JOB >> Please transcribe the listing below in full and word for word, without its pictures.

SOURCE EXCERPT >>
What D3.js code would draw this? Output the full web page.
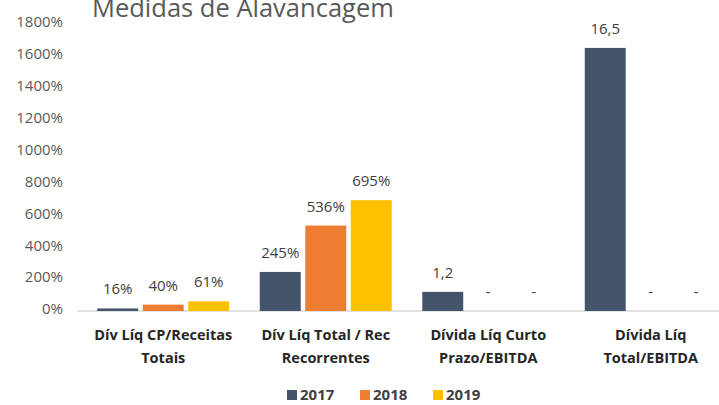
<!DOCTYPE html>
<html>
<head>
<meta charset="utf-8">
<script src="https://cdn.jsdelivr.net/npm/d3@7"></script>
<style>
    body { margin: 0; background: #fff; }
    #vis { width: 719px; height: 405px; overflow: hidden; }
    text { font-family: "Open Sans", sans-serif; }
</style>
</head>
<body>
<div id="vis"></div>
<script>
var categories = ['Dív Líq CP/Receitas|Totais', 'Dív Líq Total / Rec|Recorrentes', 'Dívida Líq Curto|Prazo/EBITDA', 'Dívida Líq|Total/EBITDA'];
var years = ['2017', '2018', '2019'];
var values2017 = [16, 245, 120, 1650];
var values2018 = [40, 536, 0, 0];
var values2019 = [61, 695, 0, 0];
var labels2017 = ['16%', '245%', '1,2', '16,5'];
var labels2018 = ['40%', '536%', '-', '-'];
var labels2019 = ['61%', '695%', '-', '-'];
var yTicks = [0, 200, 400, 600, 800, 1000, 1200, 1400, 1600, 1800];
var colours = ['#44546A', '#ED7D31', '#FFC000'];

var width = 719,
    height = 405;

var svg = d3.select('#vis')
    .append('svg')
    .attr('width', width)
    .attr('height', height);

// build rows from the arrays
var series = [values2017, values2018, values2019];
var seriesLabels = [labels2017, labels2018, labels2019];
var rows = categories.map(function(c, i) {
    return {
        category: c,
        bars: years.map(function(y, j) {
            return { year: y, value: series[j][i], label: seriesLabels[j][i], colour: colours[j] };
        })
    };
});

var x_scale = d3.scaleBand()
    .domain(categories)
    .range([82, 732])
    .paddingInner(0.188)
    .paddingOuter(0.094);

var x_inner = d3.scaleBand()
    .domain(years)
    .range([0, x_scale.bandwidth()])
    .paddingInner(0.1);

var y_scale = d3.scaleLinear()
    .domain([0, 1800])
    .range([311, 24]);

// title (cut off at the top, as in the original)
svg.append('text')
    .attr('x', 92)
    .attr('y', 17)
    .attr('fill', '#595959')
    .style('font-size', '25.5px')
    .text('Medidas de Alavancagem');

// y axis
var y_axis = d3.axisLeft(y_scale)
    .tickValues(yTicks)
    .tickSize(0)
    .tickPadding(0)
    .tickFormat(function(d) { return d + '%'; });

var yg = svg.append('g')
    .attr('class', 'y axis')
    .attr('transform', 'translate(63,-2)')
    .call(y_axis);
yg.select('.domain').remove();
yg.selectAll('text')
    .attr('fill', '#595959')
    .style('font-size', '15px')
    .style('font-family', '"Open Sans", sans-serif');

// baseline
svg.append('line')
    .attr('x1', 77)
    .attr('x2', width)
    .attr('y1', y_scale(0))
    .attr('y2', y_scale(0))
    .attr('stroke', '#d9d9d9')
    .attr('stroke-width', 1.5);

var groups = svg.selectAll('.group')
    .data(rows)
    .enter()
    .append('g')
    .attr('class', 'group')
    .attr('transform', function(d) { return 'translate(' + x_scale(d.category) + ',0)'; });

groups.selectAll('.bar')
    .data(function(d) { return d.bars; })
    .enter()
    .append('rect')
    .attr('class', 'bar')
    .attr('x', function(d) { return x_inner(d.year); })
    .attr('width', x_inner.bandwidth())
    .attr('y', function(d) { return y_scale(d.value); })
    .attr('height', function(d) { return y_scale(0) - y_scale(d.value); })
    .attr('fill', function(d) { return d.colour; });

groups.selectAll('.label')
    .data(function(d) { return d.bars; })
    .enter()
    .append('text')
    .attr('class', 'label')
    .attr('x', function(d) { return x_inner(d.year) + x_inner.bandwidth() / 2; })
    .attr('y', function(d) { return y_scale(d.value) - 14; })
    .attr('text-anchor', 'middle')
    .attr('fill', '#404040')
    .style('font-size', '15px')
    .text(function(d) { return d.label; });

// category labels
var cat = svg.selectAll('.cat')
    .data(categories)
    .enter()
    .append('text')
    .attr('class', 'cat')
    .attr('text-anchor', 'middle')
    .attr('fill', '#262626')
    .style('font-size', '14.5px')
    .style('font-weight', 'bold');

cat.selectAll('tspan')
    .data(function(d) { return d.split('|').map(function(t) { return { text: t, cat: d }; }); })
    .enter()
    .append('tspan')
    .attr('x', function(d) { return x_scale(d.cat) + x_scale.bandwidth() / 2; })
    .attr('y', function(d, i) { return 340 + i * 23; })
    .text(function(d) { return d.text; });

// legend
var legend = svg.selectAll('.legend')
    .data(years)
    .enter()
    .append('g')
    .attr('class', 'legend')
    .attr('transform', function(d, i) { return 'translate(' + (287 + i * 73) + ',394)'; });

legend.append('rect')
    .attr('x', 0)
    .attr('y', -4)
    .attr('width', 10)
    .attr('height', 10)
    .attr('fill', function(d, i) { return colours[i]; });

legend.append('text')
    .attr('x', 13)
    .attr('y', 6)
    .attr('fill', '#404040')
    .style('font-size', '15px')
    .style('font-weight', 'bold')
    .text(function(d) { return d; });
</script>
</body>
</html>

OUTPUT OF THE EXERCISE >>
What D3.js code would draw this? Output the full web page.
<!DOCTYPE html>
<html>
<head>
<meta charset="utf-8">
<script src="https://cdn.jsdelivr.net/npm/d3@7"></script>
<style>
    body { margin: 0; background: #fff; }
    #vis { width: 719px; height: 405px; overflow: hidden; }
    text { font-family: "Open Sans", sans-serif; }
</style>
</head>
<body>
<div id="vis"></div>
<script>
var categories = ['Dív Líq CP/Receitas|Totais', 'Dív Líq Total / Rec|Recorrentes', 'Dívida Líq Curto|Prazo/EBITDA', 'Dívida Líq|Total/EBITDA'];
var years = ['2017', '2018', '2019'];
var values2017 = [16, 245, 120, 1650];
var values2018 = [40, 536, 0, 0];
var values2019 = [61, 695, 0, 0];
var labels2017 = ['16%', '245%', '1,2', '16,5'];
var labels2018 = ['40%', '536%', '-', '-'];
var labels2019 = ['61%', '695%', '-', '-'];
var yTicks = [0, 200, 400, 600, 800, 1000, 1200, 1400, 1600, 1800];
var colours = ['#44546A', '#ED7D31', '#FFC000'];

var width = 719,
    height = 405;

var svg = d3.select('#vis')
    .append('svg')
    .attr('width', width)
    .attr('height', height);

// build rows from the arrays
var series = [values2017, values2018, values2019];
var seriesLabels = [labels2017, labels2018, labels2019];
var rows = categories.map(function(c, i) {
    return {
        category: c,
        bars: years.map(function(y, j) {
            return { year: y, value: series[j][i], label: seriesLabels[j][i], colour: colours[j] };
        })
    };
});

var x_scale = d3.scaleBand()
    .domain(categories)
    .range([82, 732])
    .paddingInner(0.188)
    .paddingOuter(0.094);

var x_inner = d3.scaleBand()
    .domain(years)
    .range([0, x_scale.bandwidth()])
    .paddingInner(0.1);

var y_scale = d3.scaleLinear()
    .domain([0, 1800])
    .range([311, 24]);

// title (cut off at the top, as in the original)
svg.append('text')
    .attr('x', 92)
    .attr('y', 17)
    .attr('fill', '#595959')
    .style('font-size', '25.5px')
    .text('Medidas de Alavancagem');

// y axis
var y_axis = d3.axisLeft(y_scale)
    .tickValues(yTicks)
    .tickSize(0)
    .tickPadding(0)
    .tickFormat(function(d) { return d + '%'; });

var yg = svg.append('g')
    .attr('class', 'y axis')
    .attr('transform', 'translate(63,-2)')
    .call(y_axis);
yg.select('.domain').remove();
yg.selectAll('text')
    .attr('fill', '#595959')
    .style('font-size', '15px')
    .style('font-family', '"Open Sans", sans-serif');

// baseline
svg.append('line')
    .attr('x1', 77)
    .attr('x2', width)
    .attr('y1', y_scale(0))
    .attr('y2', y_scale(0))
    .attr('stroke', '#d9d9d9')
    .attr('stroke-width', 1.5);

var groups = svg.selectAll('.group')
    .data(rows)
    .enter()
    .append('g')
    .attr('class', 'group')
    .attr('transform', function(d) { return 'translate(' + x_scale(d.category) + ',0)'; });

groups.selectAll('.bar')
    .data(function(d) { return d.bars; })
    .enter()
    .append('rect')
    .attr('class', 'bar')
    .attr('x', function(d) { return x_inner(d.year); })
    .attr('width', x_inner.bandwidth())
    .attr('y', function(d) { return y_scale(d.value); })
    .attr('height', function(d) { return y_scale(0) - y_scale(d.value); })
    .attr('fill', function(d) { return d.colour; });

groups.selectAll('.label')
    .data(function(d) { return d.bars; })
    .enter()
    .append('text')
    .attr('class', 'label')
    .attr('x', function(d) { return x_inner(d.year) + x_inner.bandwidth() / 2; })
    .attr('y', function(d) { return y_scale(d.value) - 14; })
    .attr('text-anchor', 'middle')
    .attr('fill', '#404040')
    .style('font-size', '15px')
    .text(function(d) { return d.label; });

// category labels
var cat = svg.selectAll('.cat')
    .data(categories)
    .enter()
    .append('text')
    .attr('class', 'cat')
    .attr('text-anchor', 'middle')
    .attr('fill', '#262626')
    .style('font-size', '14.5px')
    .style('font-weight', 'bold');

cat.selectAll('tspan')
    .data(function(d) { return d.split('|').map(function(t) { return { text: t, cat: d }; }); })
    .enter()
    .append('tspan')
    .attr('x', function(d) { return x_scale(d.cat) + x_scale.bandwidth() / 2; })
    .attr('y', function(d, i) { return 340 + i * 23; })
    .text(function(d) { return d.text; });

// legend
var legend = svg.selectAll('.legend')
    .data(years)
    .enter()
    .append('g')
    .attr('class', 'legend')
    .attr('transform', function(d, i) { return 'translate(' + (287 + i * 73) + ',394)'; });

legend.append('rect')
    .attr('x', 0)
    .attr('y', -4)
    .attr('width', 10)
    .attr('height', 10)
    .attr('fill', function(d, i) { return colours[i]; });

legend.append('text')
    .attr('x', 13)
    .attr('y', 6)
    .attr('fill', '#404040')
    .style('font-size', '15px')
    .style('font-weight', 'bold')
    .text(function(d) { return d; });
</script>
</body>
</html>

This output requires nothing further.